Muchos críticos del TLC, en la actualidad, argumentan que el gobierno debería fortalecer al mercado interno por la vía de un mayor gasto público y de una renovada protección a las importaciones. La idea suena muy atractiva, pero es profundamente falaz. El gasto público no puede resolver el problema económico del país esencialmente porque el problema tiene que ver con los niveles excesivamente bajos de productividad que existen en la vieja planta industrial del país. Aumentar el gasto público llevaría a que subieran los precios, pero no a que mejorara la situación de los empresarios (y sus obreros) que se han rezagado en el proceso de modernización industrial. Por su parte, elevar (todavía más) las barreras arancelarias y no arancelarias que de por sí persisten, sin duda ayudaría a que los empresarios rezagados vendieran más de sus productos. Pero eso dañaría al resto de la economía que ya compite con gran éxito. Es decir, elevar la protección para apoyar a los rezagados implicaría favorecer a quienes no han podido o no han querido modernizarse, a costa de todos los que han hecho ingentes esfuerzos por transformarse y ser exitosos. Un absurdo por donde se le vea. Por lo anterior, el TLC es de los pocos mecanismos de protección con que contamos los mexicanos para limitar el renovado contubernio entre la burocracia y muchos industriales para reducir las opciones de los consumidores y elevar los precios, a través de normas y regulaciones del viejo estilo.
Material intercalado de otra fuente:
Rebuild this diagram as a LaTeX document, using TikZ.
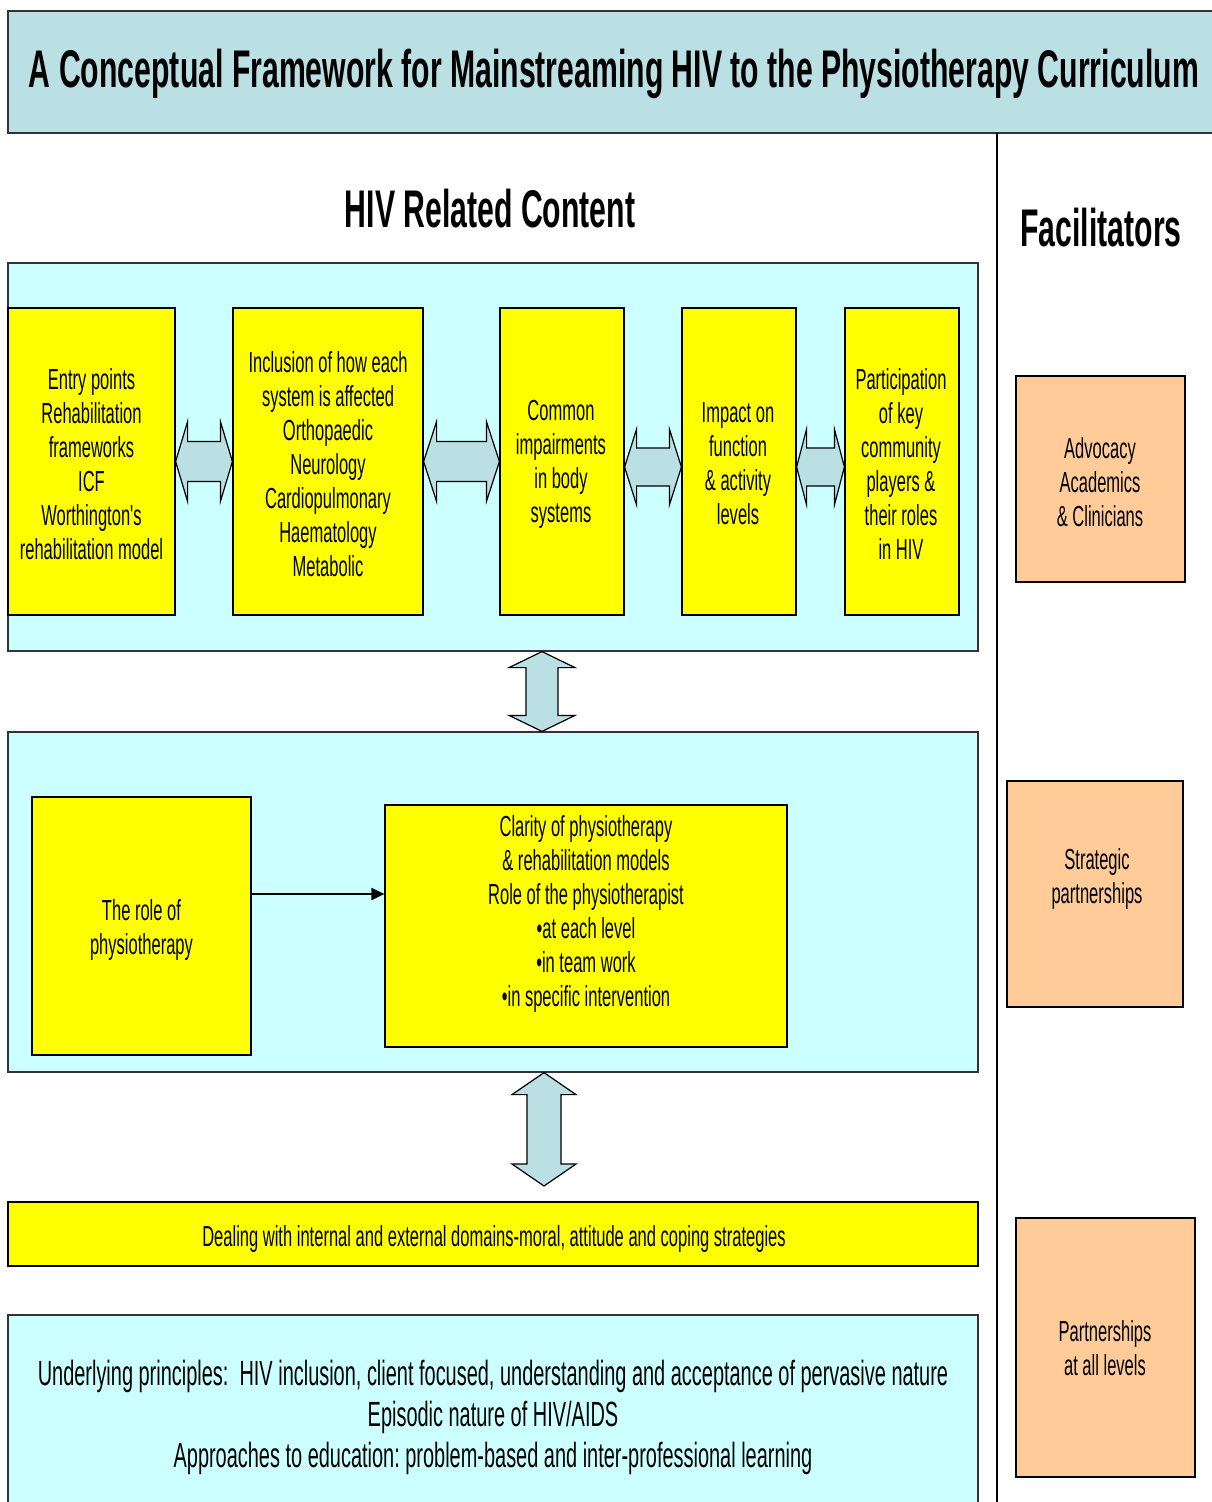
\documentclass[tikz,border=0pt]{standalone}
\usepackage{fontspec}
\setmainfont{Liberation Sans}[FakeStretch=0.57, Ligatures=TeXOff]
\usetikzlibrary{calc,arrows.meta}
\frenchspacing

\definecolor{titleblue}{HTML}{BBE0E3}
\definecolor{panelcyan}{HTML}{CCFFFF}
\definecolor{boxyellow}{HTML}{FFFF00}
\definecolor{boxorange}{HTML}{FFCC99}
\definecolor{framegray}{HTML}{333333}

% Horizontal two-headed block arrow between two boxes
% #1 left node, #2 right node, #3 downward offset, #4 head length,
% #5 head half height, #6 shaft half height
\newcommand{\hdarrow}[6]{%
  \draw[blockarrow] let \p1=([yshift=-#3pt]#1.east), \p2=(#2.west) in
    (\x1,\y1) -- (\x1+#4pt,\y1+#5pt) -- (\x1+#4pt,\y1+#6pt)
    -- (\x2-#4pt,\y1+#6pt) -- (\x2-#4pt,\y1+#5pt) -- (\x2,\y1)
    -- (\x2-#4pt,\y1-#5pt) -- (\x2-#4pt,\y1-#6pt)
    -- (\x1+#4pt,\y1-#6pt) -- (\x1+#4pt,\y1-#5pt) -- cycle;}

% Vertical two-headed block arrow between two coordinates
% #1 top tip, #2 bottom tip, #3 head length, #4 head half width, #5 shaft half width
\newcommand{\vdarrow}[5]{%
  \draw[blockarrow] let \p1=(#1), \p2=(#2) in
    (\x1,\y1) -- (\x1+#4pt,\y1-#3pt) -- (\x1+#5pt,\y1-#3pt)
    -- (\x1+#5pt,\y2+#3pt) -- (\x1+#4pt,\y2+#3pt) -- (\x1,\y2)
    -- (\x1-#4pt,\y2+#3pt) -- (\x1-#5pt,\y2+#3pt)
    -- (\x1-#5pt,\y1-#3pt) -- (\x1-#4pt,\y1-#3pt) -- cycle;}

\begin{document}
\begin{tikzpicture}[x=1pt,y=-1pt,
  panel/.style={draw=framegray, line width=1.2pt, fill=panelcyan, inner sep=0pt},
  ybox/.style={draw=black, line width=1.2pt, fill=boxyellow, inner sep=0pt,
    align=center, font=\fontsize{29}{34}\selectfont},
  obox/.style={draw=black, line width=1.2pt, fill=boxorange, inner sep=0pt,
    align=center, font=\fontsize{29}{34}\selectfont},
  plaintext/.style={align=center, inner sep=0pt, font=\fontsize{29}{34}\selectfont},
  heading/.style={inner sep=0pt, font=\bfseries\fontsize{53}{60}\selectfont},
  blockarrow/.style={draw=black, line width=1.2pt, fill=titleblue, line join=miter},
  flow/.style={draw=black, line width=2pt, -{Triangle[length=13pt,width=12pt]}},
  divider/.style={draw=black, line width=1.5pt},
]
\useasboundingbox (0,0) rectangle (1211,1502);

% Title banner
\node[draw=framegray, line width=1.2pt, fill=titleblue, minimum width=1214pt,
  minimum height=122pt] (title) at (615,72) {};
\node[heading] (titletext) at (614,74)
  {A Conceptual Framework for Mainstreaming HIV to the Physiotherapy Curriculum};

% Divider between content and facilitators
\coordinate (divtop) at (997,133);
\coordinate (divbot) at (997,1510);
\draw[divider] (divtop) -- (divbot);

% Column headings
\node[heading] (hivhead) at (490,209) {HIV Related Content};
\node[heading] (fachead) at (1101,228) {Facilitators};

% Upper panel with the five content boxes
\node[panel, minimum width=970pt, minimum height=388pt] (c1) at (493,457) {};
\node[ybox, minimum width=167pt, minimum height=307pt] (y1) at (91.5,461.5) {};
\node[plaintext] (y1text) at (91.5,464)
  {Entry points\\Rehabilitation\\frameworks\\ICF\\Worthington's\\rehabilitation model};
\node[ybox, minimum width=190pt, minimum height=307pt] (y2) at (328,461.5) {};
\node[plaintext] (y2text) at (328,464)
  {Inclusion of how each\\system is affected\\Orthopaedic\\Neurology\\Cardiopulmonary\\Haematology\\Metabolic};
\node[ybox, minimum width=124pt, minimum height=307pt] (y3) at (562,461.5) {};
\node[plaintext] (y3text) at (561,464)
  {Common\\impairments\\in body\\systems};
\node[ybox, minimum width=114pt, minimum height=307pt] (y4) at (739,461.5) {};
\node[plaintext] (y4text) at (738,464)
  {Impact on\\function\\\& activity\\levels};
\node[ybox, minimum width=114pt, minimum height=307pt] (y5) at (902,461.5) {};
\node[plaintext] (y5text) at (901,464)
  {Participation\\of key\\community\\players \&\\their roles\\in HIV};

\hdarrow{y1}{y2}{0}{12}{40}{20}
\hdarrow{y2}{y3}{0}{13}{40}{20}
\hdarrow{y3}{y4}{5.5}{12}{38}{19}
\hdarrow{y4}{y5}{5.5}{10}{38}{19}

% Middle panel: role of physiotherapy
\node[panel, minimum width=970pt, minimum height=340pt] (c2) at (493,902) {};
\node[ybox, minimum width=219pt, minimum height=258pt] (role) at (141.5,926) {};
\node[plaintext] (roletext) at (141.5,930) {The role of\\physiotherapy};
\node[ybox, minimum width=402pt, minimum height=242pt] (clarity) at (586,926) {};
\node[plaintext] (claritytext) at (586,914)
  {Clarity of physiotherapy\\\& rehabilitation models\\Role of the physiotherapist\\%
   •at each level\\•in team work\\•in specific intervention};
\draw[flow] ([yshift=32pt]role.east) -- ([yshift=32pt]clarity.west);

% Links between panels
\coordinate (va1top) at ($(c1.south)+(49,0)$);
\coordinate (va1bot) at ($(c2.north)+(49,0)$);
\vdarrow{va1top}{va1bot}{16}{33}{16}
\coordinate (va2top) at ($(c2.south)+(51,0)$);
\coordinate (va2bot) at (544,1186);
\vdarrow{va2top}{va2bot}{22}{32}{17}

% Domains bar
\node[ybox, minimum width=970pt, minimum height=64pt] (domains) at (493,1234) {};
\node[plaintext] (domainstext) at (494,1239)
  {Dealing with internal and external domains-moral, attitude and coping strategies};

% Underlying principles panel
\node[panel, minimum width=970pt, minimum height=210pt] (c3) at (493,1420) {};
\node[plaintext, font=\fontsize{35}{41}\selectfont] (c3text) at (493,1417)
  {Underlying principles:~ HIV inclusion, client focused, understanding and acceptance of pervasive nature\\
   Episodic nature of HIV/AIDS\\
   Approaches to education: problem-based and inter-professional learning};

% Facilitators
\node[obox, minimum width=169pt, minimum height=206pt] (f1) at (1100.5,479) {};
\node[plaintext] (f1text) at (1100,482) {Advocacy\\Academics\\\& Clinicians};
\node[obox, minimum width=176pt, minimum height=226pt] (f2) at (1095,894) {};
\node[plaintext] (f2text) at (1097,879) {Strategic\\partnerships};
\node[obox, minimum width=179pt, minimum height=259pt] (f3) at (1105.5,1347.5) {};
\node[plaintext] (f3text) at (1105,1348) {Partnerships\\at all levels};
\end{tikzpicture}
\end{document}
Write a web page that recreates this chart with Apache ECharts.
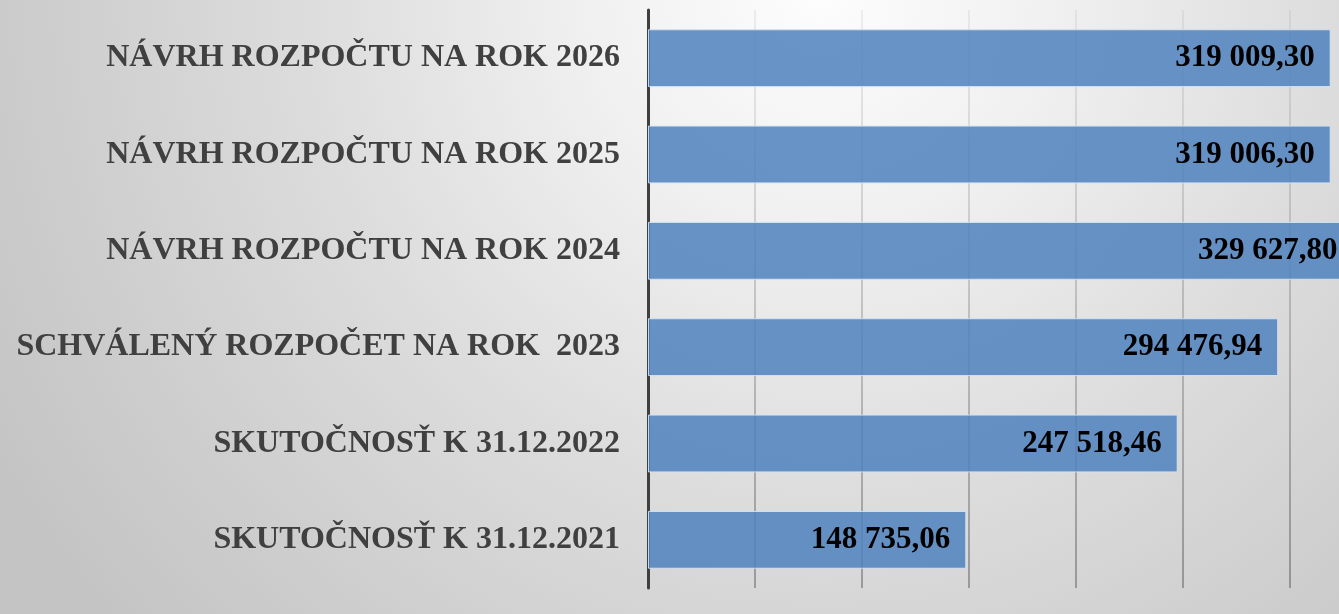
<!DOCTYPE html>
<html>
<head>
<meta charset="utf-8">
<script src="https://cdn.jsdelivr.net/npm/echarts@6/dist/echarts.min.js"></script>
<style>
  html, body { margin: 0; padding: 0; }
  #chart { width: 1339px; height: 614px; }
</style>
</head>
<body>
<div id="chart"></div>
<script>
// categories from bottom to top
const categories = [
  'SKUTOČNOSŤ K 31.12.2021',
  'SKUTOČNOSŤ K 31.12.2022',
  'SCHVÁLENÝ ROZPOČET NA ROK  2023',
  'NÁVRH ROZPOČTU NA ROK 2024',
  'NÁVRH ROZPOČTU NA ROK 2025',
  'NÁVRH ROZPOČTU NA ROK 2026'
];
const amounts = [148735.06, 247518.46, 294476.94, 329627.80, 319006.30, 319009.30];

function skNumber(v) {
  let parts = v.toFixed(2).split('.');
  let whole = parts[0].replace(/\B(?=(\d{3})+(?!\d))/g, ' ');
  return whole + ',' + parts[1];
}

const chart = echarts.init(document.getElementById('chart'));

const options = {
  graphic: [{
    type: 'rect',
    z: -100,
    silent: true,
    shape: { x: 0, y: 0, width: 1339, height: 614 },
    style: {
      fill: new echarts.graphic.RadialGradient(820, -10, 950, [
        { offset: 0, color: '#fdfdfd' },
        { offset: 0.25, color: '#f0f0f0' },
        { offset: 0.55, color: '#dcdcdc' },
        { offset: 0.82, color: '#cdcdcd' },
        { offset: 1, color: '#c4c4c4' }
      ], true)
    }
  }],
  grid: {
    left: 648,
    top: 10,
    right: -58,
    bottom: 26,
    outerBoundsMode: 'none'
  },
  xAxis: {
    type: 'value',
    min: 0,
    max: 350000,
    interval: 50000,
    axisLabel: { show: false },
    axisLine: { show: false },
    axisTick: { show: false },
    splitLine: {
      show: true,
      lineStyle: {
        width: 1.5,
        color: new echarts.graphic.LinearGradient(0, 10, 0, 588, [
          { offset: 0, color: 'rgba(0,0,0,0.07)' },
          { offset: 1, color: 'rgba(0,0,0,0.38)' }
        ], true)
      }
    }
  },
  yAxis: {
    type: 'category',
    data: categories,
    axisLine: { show: true, lineStyle: { color: '#3f3f3f', width: 3 } },
    axisTick: { show: false },
    axisLabel: {
      margin: 28,
      color: '#404040',
      fontFamily: '"Liberation Serif", "DejaVu Serif", serif',
      fontWeight: 'bold',
      fontSize: 32
    }
  },
  series: [{
    type: 'bar',
    data: amounts,
    barCategoryGap: '40%',
    itemStyle: {
      color: 'rgba(79,129,189,0.85)',
      borderColor: 'rgba(215,228,245,0.9)',
      borderWidth: 1
    },
    label: {
      show: true,
      position: 'insideRight',
      distance: 16,
      color: '#000',
      fontFamily: '"Liberation Serif", "DejaVu Serif", serif',
      fontWeight: 'bold',
      fontSize: 31,
      formatter: p => skNumber(p.value)
    }
  }]
};

chart.setOption(options);
</script>
</body>
</html>
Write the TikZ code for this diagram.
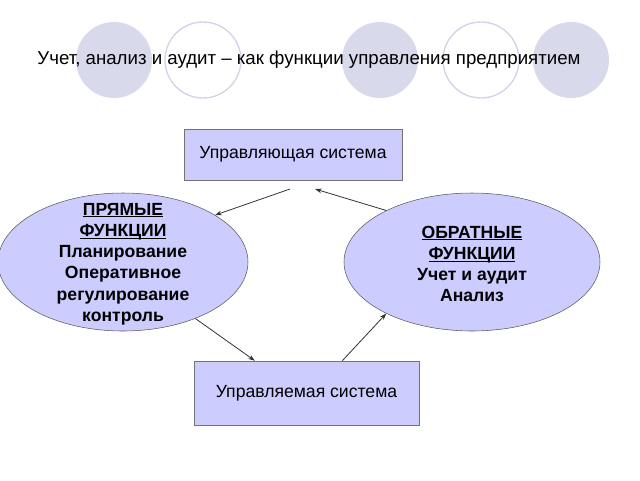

La economía creció siete por ciento en 1997. Esa tasa fue la mayor que se haya logrado en casi dos décadas. Para los mexicanos que tienen la suerte de estar vinculados con ese éxito, todos los argumentos orientados a renegociar el TLC son absolutamente ridículos. Pero para los empresarios y obreros que no se han modernizado, esos llamados son, naturalmente, muy atractivos. Pero el problema no se encuentra en la apertura -pues doce años de apertura no han llevado a la modernización de esas empresas- sino a la total incapacidad del país -el gobierno, los empresarios y los trabajadores- por crear condiciones para que se modernice la vieja planta industrial, para que se creen nuevas empresas y para se se recupere aquello que es valioso de la vieja industria y se deseche definitivamente el resto. Es decir, nuestro problema industrial no se refiere al comercio exterior ni al TLC, sino al rezago tecnológico y empresarial de nuestra industria.
Para resolver ese problema se requiere un sistema financiero funcional (que no tenemos), un sistema legal que facilite la quiebra o reestructuración de empresas endeudadas (que no tenemos) y un gobierno dispuesto a eliminar las enormes barreras y obstáculos que persisten a la creación de nuevas empresas y a la creación de empleos (que tampoco tenemos). Nadie, en México o en China, puede inventar empresarios o empleadores exitosos. Doce años de apertura y cuatro del TLC muestran que el potencial del empresariado mexicano es virtualmente infinito, pero también que sólo serán exitosos los empresarios que se ayuden a sí mismos. Por su parte, el gobierno tiene que crear las condiciones para que el empresario se desarrrolle, pero sólo éste puede lograr el éxito.